Almost four months after the Occupy Wall Street protests erupted in New York, the Occupy Movement has spread across the country in the shape of encampments, massive protests and civil disobedience.
In the Bay Area, the movement has found new roots in Bernal Heights. Occupy Bernal Heights, whose website says they are a satellite “in support of Occupy Everywhere,” is one of several neighborhood-based groups in the country working on supporting tenants and owners facing foreclosures and evictions in a tangible way.
Occupy Bernal came together as a group comprising Occupy SF participants and members of the Bernal Heights Democratic Club. Buck Bagot, a long-time community organizer with extensive experience working with affordable housing connected with Stardust, an active member of Occupy San Francisco and Annie Sprinkle and her partner, who had both already been looking for ways to work with victims of foreclosure.
Early on, they decided that the foreclosure crisis was the most urgent issue facing their community and they set out to protect neighbors from eviction and foreclosure, and to build a neighborhood-based occupy movement.
Just two weeks after the first Occupy Bernal general assembly meeting, the group managed to secure a meeting with Wells Fargo representatives to present their demands. The foreclosure fighters, loan counselors and community members who comprise the Occupy Bernal group managed to get Wells Fargo to work on postponing and, when possible, preventing auctions and evictions.
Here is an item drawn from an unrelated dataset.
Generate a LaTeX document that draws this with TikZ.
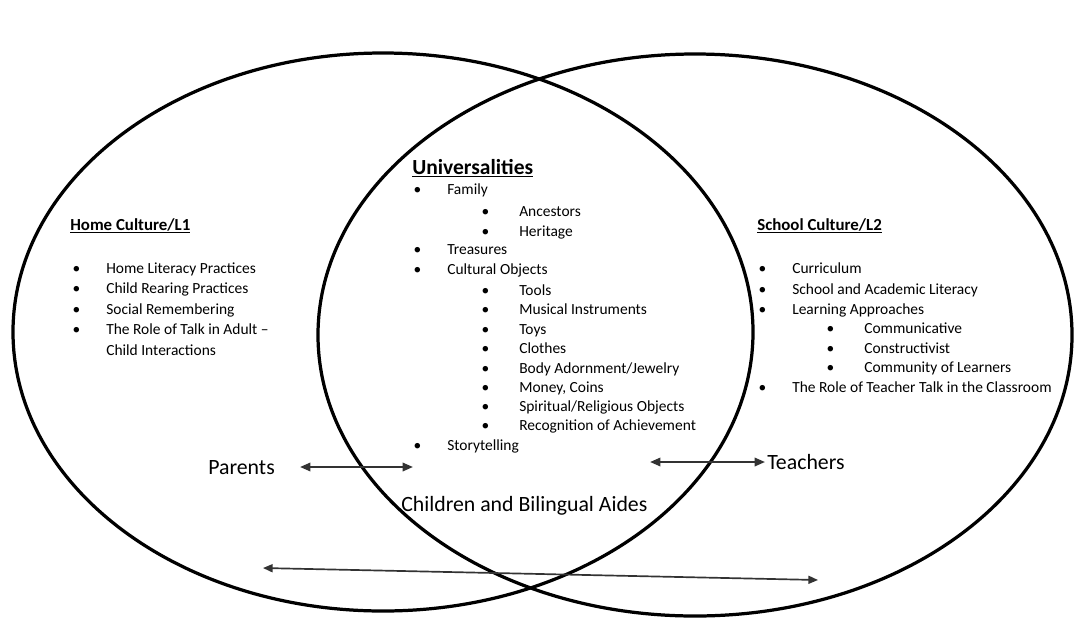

Ed Donaldson, a loan counselor for the San Francisco Housing Development Corporation, said that only 13 percent of people who apply for loan modification actually receive it. For the majority of clients who come to him looking for help, his hands are tied.
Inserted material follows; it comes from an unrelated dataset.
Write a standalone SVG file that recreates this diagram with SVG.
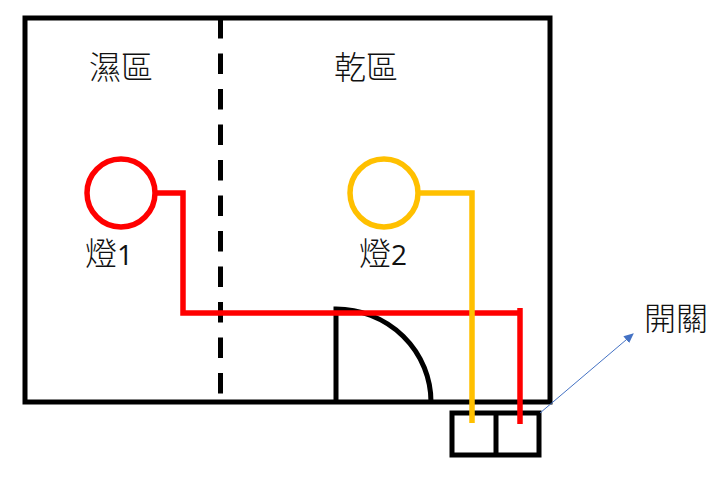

The newly organized group believes that the next step to help those who are not granted modifications is community pressure, and that’s where Occupy Bernal comes in.
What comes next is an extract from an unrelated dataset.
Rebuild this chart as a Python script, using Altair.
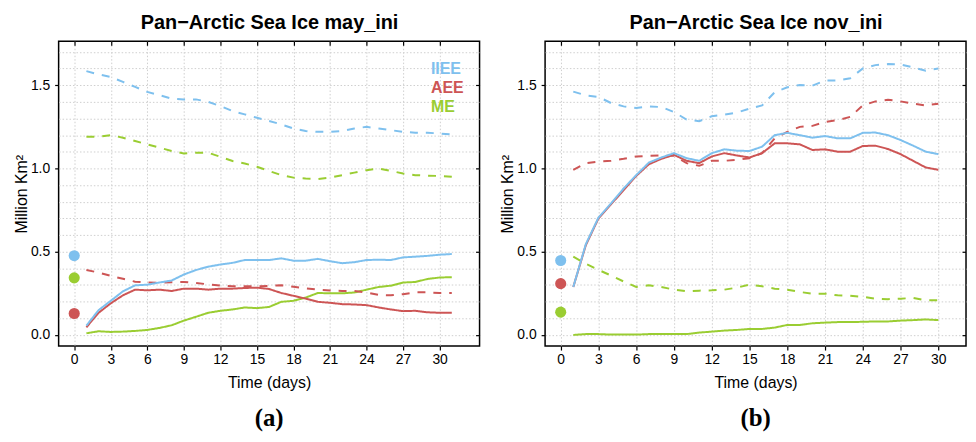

“Jeff,” A neighborhood resident facing foreclosures, who requested not to be named for this article, is involved in the group’s efforts.
“The day before [the organizers knocked on my door] I was thinking, is there anyone out there who really cares?” He said. “I had been talking with loan counselors, lawyers. It all felt like more of an interrogation than help.”
In just over a month, Occupy Bernal worked to identify the 88 Bernal households in foreclosure, meeting many of them, and involving some directly in efforts to save their homes. As a result of these efforts, District 9 supervisor David Campos agreed to support the initiative and granted the members a meeting with one of Wells Fargo’s top governmental affairs officers and their senior vice president with responsibility for foreclosures on the West coast.
Members went with representatives from Occupy Bernal and the residents facing foreclosure told their stories.
Grace Martinez from ACCE both spoke on her experiences working with victims of foreclosure and said that 20 percent of homes in California are facing foreclosure or bankruptcy.
From 2008 to the end of 2011, 12,055 homes in San Francisco have been in foreclosure, and half of those are in districts 10 and 11. More importantly, these cases generally share certain characteristics, such as race, disability status, being single mothers, or belonging to other underserved populations, and people with bad credit.
The group is looking to decide on how to proceed with the other 75 non-Wells foreclosures on Bernal. This past weekend, 19 members went door-to-door to speak with them. Occupy continues to work to fight foreclosures, and all involved say this is just the beginning.
You can learn more online, at occupybernal.org, or at upcoming meetings. The housing and foreclosure working group will be meeting at 7p.m. on Wednesday, Jan. 18 at the Bernal Heights Neighborhood Center (515 Cortland Ave.). The next General Assembly will be on Monday, Jan. 23 at 7 p.m., also at the BHNC. The group is planning a protest at the Bank of America on Mission and 19th streets as part of the larger day-long mass occupation by Occupy Wall St. West planned for Jan. 20.